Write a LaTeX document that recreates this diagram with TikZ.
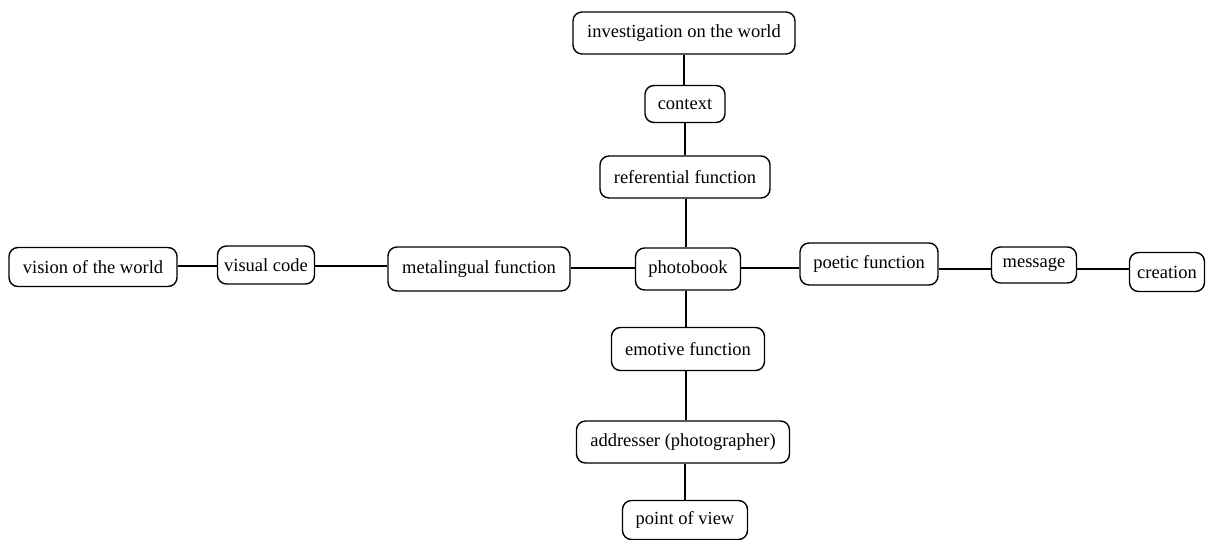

◆ ◆ ◆

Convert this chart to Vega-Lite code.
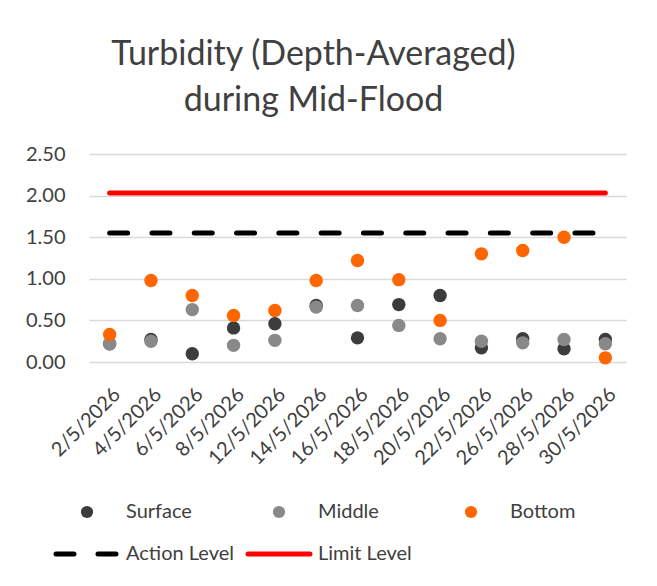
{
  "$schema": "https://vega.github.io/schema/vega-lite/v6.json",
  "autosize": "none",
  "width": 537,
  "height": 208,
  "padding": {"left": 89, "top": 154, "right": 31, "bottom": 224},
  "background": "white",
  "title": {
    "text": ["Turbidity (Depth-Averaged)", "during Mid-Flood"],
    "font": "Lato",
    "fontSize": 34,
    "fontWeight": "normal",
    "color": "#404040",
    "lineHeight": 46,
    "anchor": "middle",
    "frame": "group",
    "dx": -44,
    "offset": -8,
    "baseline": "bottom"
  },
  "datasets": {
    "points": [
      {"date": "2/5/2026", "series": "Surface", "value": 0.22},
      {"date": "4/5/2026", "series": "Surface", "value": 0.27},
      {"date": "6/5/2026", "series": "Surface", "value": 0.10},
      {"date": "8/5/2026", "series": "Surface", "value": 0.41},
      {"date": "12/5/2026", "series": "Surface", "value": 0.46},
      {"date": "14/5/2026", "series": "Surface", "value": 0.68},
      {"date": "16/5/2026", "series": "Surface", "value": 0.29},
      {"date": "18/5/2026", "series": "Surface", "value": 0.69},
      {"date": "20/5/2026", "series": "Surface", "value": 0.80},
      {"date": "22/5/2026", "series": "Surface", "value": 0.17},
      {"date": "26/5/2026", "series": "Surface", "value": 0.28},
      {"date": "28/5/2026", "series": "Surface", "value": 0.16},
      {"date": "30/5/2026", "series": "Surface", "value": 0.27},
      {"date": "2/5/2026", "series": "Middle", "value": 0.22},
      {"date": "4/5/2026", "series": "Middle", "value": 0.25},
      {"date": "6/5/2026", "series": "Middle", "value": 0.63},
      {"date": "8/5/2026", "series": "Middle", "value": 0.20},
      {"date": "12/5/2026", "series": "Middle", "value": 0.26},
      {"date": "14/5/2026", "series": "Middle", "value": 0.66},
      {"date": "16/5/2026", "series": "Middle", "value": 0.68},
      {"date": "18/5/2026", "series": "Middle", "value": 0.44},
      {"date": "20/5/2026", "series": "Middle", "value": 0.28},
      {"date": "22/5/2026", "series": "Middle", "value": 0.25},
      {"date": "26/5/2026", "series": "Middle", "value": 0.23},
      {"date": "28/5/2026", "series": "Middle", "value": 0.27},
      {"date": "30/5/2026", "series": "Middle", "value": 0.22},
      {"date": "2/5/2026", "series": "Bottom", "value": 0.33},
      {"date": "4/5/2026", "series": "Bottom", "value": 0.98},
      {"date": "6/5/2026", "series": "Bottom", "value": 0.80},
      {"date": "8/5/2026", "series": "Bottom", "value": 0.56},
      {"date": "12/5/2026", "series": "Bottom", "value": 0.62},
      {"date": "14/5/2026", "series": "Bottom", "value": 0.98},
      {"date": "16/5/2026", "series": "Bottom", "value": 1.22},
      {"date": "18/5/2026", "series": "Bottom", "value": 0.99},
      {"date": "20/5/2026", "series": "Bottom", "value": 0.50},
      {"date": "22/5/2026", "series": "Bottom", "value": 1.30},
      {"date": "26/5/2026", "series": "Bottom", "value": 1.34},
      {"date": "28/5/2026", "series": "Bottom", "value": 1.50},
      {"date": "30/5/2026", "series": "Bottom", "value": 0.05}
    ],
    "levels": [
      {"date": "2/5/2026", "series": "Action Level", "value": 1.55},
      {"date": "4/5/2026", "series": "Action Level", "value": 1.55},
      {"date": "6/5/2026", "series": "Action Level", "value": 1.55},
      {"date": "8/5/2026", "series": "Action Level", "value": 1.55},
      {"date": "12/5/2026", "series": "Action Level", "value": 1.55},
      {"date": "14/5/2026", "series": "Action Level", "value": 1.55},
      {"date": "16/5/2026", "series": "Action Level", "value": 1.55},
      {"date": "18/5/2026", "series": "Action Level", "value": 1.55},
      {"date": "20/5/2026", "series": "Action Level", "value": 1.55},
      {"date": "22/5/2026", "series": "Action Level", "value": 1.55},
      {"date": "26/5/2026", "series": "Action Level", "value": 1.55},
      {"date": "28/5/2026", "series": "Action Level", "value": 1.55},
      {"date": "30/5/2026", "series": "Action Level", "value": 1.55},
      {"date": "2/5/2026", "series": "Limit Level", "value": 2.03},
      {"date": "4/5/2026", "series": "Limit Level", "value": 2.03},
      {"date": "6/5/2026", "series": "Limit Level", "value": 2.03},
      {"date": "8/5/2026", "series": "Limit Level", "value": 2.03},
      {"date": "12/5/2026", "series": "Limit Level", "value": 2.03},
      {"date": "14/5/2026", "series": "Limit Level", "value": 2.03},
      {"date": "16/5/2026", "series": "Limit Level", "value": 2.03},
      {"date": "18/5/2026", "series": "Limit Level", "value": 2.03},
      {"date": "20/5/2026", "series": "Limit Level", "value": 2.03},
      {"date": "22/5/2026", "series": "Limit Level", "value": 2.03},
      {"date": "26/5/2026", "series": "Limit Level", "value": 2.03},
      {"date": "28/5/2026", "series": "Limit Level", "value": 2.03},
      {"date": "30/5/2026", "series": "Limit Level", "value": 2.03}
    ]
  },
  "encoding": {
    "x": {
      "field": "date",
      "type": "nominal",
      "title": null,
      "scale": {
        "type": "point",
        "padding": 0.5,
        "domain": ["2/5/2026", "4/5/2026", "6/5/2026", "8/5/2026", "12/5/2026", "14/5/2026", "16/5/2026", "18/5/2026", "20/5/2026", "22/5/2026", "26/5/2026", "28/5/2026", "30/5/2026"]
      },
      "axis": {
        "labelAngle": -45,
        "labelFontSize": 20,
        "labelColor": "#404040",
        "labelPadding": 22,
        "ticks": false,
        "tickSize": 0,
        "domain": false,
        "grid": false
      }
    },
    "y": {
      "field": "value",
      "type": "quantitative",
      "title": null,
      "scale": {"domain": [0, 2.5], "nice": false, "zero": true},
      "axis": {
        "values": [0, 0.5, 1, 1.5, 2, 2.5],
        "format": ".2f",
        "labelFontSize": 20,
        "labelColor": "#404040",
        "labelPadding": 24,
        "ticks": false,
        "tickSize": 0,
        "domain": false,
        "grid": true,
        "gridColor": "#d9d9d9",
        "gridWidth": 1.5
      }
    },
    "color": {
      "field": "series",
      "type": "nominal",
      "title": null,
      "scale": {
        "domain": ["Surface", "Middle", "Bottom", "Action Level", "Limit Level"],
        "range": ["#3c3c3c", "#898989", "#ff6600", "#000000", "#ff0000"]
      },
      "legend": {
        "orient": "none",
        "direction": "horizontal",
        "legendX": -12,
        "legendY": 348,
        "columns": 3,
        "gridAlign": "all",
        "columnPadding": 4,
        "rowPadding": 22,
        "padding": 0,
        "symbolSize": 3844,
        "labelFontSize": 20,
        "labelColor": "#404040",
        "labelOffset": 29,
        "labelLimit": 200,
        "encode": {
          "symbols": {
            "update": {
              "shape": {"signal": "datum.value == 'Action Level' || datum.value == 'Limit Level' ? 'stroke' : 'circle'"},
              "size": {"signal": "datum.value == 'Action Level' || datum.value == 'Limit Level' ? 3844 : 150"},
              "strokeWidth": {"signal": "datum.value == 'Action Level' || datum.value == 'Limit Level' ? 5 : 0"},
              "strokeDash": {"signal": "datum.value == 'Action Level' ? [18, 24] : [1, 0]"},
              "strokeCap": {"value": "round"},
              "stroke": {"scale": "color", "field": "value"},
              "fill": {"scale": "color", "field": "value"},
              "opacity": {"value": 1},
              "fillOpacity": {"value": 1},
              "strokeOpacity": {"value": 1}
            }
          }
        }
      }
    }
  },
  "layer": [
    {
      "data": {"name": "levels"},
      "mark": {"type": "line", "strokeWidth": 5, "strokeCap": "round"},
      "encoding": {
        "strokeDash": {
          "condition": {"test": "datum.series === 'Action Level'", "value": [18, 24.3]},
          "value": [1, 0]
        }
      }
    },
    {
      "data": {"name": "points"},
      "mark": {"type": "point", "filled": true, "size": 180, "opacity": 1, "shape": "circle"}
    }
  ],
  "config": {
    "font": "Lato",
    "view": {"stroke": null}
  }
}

◆ ◆ ◆

Find each line that has the word "this", then copy it out.

### EXPECTED ANSWER
Write a LaTeX document that recreates this diagram with TikZ.
Convert this chart to Vega-Lite code.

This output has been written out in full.